De la même façon, les ouvertures qui sont faites en matière de facilitation du don d’organe sont utiles. Les risques mercantiles sont écartés et les possibilités d’échange devraient être augmentées par l’autorisation encadrée du don croisé. Il ne faut toutefois pas perdre de vue que des efforts importants restent à développer en matière d’information et de promotion de la transmission d’organes, dans un pays où – il faut bien le dire – certaines pesanteurs culturelles continuent d’entourer cette pratique. Les articles 5 bis à 5 sexies portant, notamment, sur l’information en direction de la jeunesse vont, me semble-t-il, dans le bon sens.

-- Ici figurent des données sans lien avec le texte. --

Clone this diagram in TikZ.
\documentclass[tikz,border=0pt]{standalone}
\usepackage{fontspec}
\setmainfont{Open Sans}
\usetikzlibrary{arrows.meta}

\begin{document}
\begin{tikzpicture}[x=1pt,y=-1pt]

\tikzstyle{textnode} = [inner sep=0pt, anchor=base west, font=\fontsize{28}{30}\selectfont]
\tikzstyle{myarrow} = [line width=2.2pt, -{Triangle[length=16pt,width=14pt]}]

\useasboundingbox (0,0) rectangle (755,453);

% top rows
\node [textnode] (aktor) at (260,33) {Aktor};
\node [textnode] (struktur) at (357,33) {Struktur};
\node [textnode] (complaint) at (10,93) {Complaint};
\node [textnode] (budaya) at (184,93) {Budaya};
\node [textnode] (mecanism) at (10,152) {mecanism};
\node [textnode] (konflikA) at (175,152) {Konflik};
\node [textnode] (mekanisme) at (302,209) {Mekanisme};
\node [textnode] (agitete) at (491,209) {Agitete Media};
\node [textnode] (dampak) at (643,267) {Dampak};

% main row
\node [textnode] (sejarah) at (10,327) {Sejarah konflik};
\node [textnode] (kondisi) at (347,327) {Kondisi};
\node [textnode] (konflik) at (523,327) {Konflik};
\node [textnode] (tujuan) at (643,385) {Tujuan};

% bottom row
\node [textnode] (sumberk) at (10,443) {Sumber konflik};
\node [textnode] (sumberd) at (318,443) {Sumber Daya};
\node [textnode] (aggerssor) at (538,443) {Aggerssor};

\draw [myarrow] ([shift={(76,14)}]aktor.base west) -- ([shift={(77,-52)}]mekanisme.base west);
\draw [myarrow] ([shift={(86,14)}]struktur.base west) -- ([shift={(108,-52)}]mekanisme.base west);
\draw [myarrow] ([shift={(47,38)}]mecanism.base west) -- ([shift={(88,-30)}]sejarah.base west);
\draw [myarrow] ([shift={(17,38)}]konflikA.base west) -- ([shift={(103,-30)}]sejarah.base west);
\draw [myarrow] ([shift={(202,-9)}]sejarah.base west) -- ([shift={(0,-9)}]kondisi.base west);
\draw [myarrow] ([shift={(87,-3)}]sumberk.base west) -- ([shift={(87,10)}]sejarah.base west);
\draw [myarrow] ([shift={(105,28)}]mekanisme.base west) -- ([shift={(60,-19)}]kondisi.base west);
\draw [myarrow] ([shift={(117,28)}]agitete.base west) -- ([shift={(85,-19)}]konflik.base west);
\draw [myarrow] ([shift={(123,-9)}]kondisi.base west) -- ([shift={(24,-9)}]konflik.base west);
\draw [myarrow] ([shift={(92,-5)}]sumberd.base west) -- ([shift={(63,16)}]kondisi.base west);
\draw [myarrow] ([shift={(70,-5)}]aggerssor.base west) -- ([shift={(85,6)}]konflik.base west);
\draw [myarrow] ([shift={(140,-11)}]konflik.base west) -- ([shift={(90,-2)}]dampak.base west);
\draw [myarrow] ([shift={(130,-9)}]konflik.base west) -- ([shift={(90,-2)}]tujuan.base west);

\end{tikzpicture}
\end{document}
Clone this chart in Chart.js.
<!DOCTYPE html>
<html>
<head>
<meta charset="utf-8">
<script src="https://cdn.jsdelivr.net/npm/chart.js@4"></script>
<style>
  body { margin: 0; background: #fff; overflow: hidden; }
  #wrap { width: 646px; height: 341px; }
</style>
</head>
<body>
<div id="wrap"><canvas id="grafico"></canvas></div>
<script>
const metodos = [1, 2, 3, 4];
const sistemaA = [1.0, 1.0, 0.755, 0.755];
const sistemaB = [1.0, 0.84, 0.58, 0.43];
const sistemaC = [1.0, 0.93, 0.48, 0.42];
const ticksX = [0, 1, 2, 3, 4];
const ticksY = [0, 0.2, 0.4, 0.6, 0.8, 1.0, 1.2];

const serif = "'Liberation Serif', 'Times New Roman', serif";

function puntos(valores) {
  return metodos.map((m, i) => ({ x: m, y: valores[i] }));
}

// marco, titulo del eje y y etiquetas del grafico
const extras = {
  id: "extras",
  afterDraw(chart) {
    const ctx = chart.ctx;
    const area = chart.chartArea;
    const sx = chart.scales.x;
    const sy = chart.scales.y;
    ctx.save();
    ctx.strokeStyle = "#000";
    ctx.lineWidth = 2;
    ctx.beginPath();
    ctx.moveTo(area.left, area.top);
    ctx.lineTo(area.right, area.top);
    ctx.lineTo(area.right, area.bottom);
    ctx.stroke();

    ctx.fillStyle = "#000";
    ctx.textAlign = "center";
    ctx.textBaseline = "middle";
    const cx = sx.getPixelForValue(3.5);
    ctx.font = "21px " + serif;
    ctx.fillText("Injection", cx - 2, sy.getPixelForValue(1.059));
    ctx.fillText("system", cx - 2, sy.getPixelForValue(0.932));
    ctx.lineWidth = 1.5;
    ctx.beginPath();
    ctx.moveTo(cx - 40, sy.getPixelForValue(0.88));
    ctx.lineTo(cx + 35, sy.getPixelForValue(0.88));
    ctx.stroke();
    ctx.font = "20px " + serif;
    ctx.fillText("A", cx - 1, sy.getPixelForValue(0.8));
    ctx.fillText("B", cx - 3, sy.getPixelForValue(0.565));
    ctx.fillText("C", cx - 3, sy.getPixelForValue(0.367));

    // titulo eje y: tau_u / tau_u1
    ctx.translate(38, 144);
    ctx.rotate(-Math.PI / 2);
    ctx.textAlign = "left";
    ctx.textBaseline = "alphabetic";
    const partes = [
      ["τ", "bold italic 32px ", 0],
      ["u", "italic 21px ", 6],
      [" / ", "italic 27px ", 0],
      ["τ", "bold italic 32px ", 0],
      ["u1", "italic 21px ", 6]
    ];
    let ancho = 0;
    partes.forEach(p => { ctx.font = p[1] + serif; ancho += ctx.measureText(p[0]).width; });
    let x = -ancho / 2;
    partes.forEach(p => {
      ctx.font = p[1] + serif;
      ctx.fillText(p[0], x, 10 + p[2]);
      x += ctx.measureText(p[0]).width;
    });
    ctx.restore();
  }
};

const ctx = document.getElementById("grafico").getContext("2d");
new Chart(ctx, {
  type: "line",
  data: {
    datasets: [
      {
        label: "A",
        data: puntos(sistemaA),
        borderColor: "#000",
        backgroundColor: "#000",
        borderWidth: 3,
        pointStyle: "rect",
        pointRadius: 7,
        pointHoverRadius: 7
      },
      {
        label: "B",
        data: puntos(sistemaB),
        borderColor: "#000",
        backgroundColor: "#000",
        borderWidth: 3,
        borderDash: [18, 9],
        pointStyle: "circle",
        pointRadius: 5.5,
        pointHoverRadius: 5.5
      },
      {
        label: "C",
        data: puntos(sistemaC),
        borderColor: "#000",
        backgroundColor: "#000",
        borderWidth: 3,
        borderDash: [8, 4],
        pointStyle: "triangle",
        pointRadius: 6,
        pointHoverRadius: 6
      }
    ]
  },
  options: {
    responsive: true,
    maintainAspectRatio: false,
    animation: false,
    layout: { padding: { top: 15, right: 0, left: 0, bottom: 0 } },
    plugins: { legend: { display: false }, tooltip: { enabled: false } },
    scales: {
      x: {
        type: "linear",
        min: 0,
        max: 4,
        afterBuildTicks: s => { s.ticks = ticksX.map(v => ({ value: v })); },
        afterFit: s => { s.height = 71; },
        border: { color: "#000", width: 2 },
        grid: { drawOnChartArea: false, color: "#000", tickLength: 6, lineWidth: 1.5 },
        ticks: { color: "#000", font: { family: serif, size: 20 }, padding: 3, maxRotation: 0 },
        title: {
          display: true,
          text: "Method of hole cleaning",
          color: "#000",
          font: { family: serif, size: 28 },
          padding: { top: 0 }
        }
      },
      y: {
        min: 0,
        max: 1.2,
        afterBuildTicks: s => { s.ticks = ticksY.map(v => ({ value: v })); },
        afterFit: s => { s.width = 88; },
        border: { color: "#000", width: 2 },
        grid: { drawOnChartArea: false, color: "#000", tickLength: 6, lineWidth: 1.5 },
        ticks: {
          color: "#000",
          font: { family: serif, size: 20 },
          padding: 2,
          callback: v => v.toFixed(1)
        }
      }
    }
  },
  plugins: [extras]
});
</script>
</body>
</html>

En ce qui concerne la gestation pour autrui et la légalisation de la pratique des mères porteuses, dont il n’est d’ailleurs pas question dans le texte, mais qui ont été introduites à l’Assemblée nationale et qui ont également fait irruption – il faut bien le dire – dans le débat national depuis quelque temps, les avis convergent face aux dangers d’un détournement marchand d’une telle faculté. Sans nier la douleur des personnes dans l’incapacité d’avoir un enfant, nous pensons néanmoins que la société doit avant tout se prémunir de tout danger d’aliénation du corps humain. L’enfant n’est pas un produit, le corps de la femme n’est pas une matrice utilisable à loisir et par épisodes.

Reste, toutefois, le problème de la prolifération internationale de telles pratiques, qui exerce, il est vrai, une véritable pression sur la société française.

L’amendement présenté par M. le rapporteur sur ce sujet me paraît sinon empreint de naïveté, intéressant à analyser, car il est important que la législation française permette d’éviter la marchandisation dont je parlais précédemment. Et j’ai hâte de voir le sort qui lui sera réservé.

Pour beaucoup d’entre nous, l’adoption, qui est non pas un moindre mal, mais l’expression alternative d’un projet parental, répond parfaitement à notre conception de la parenté : le lien affectif et éducatif par-delà le lien génétique. Elle doit permettre de remédier aux souffrances vécues. Encore faut-il en améliorer les conditions d’accès, mais c’est un autre sujet qu’il conviendra de ne pas laisser de côté.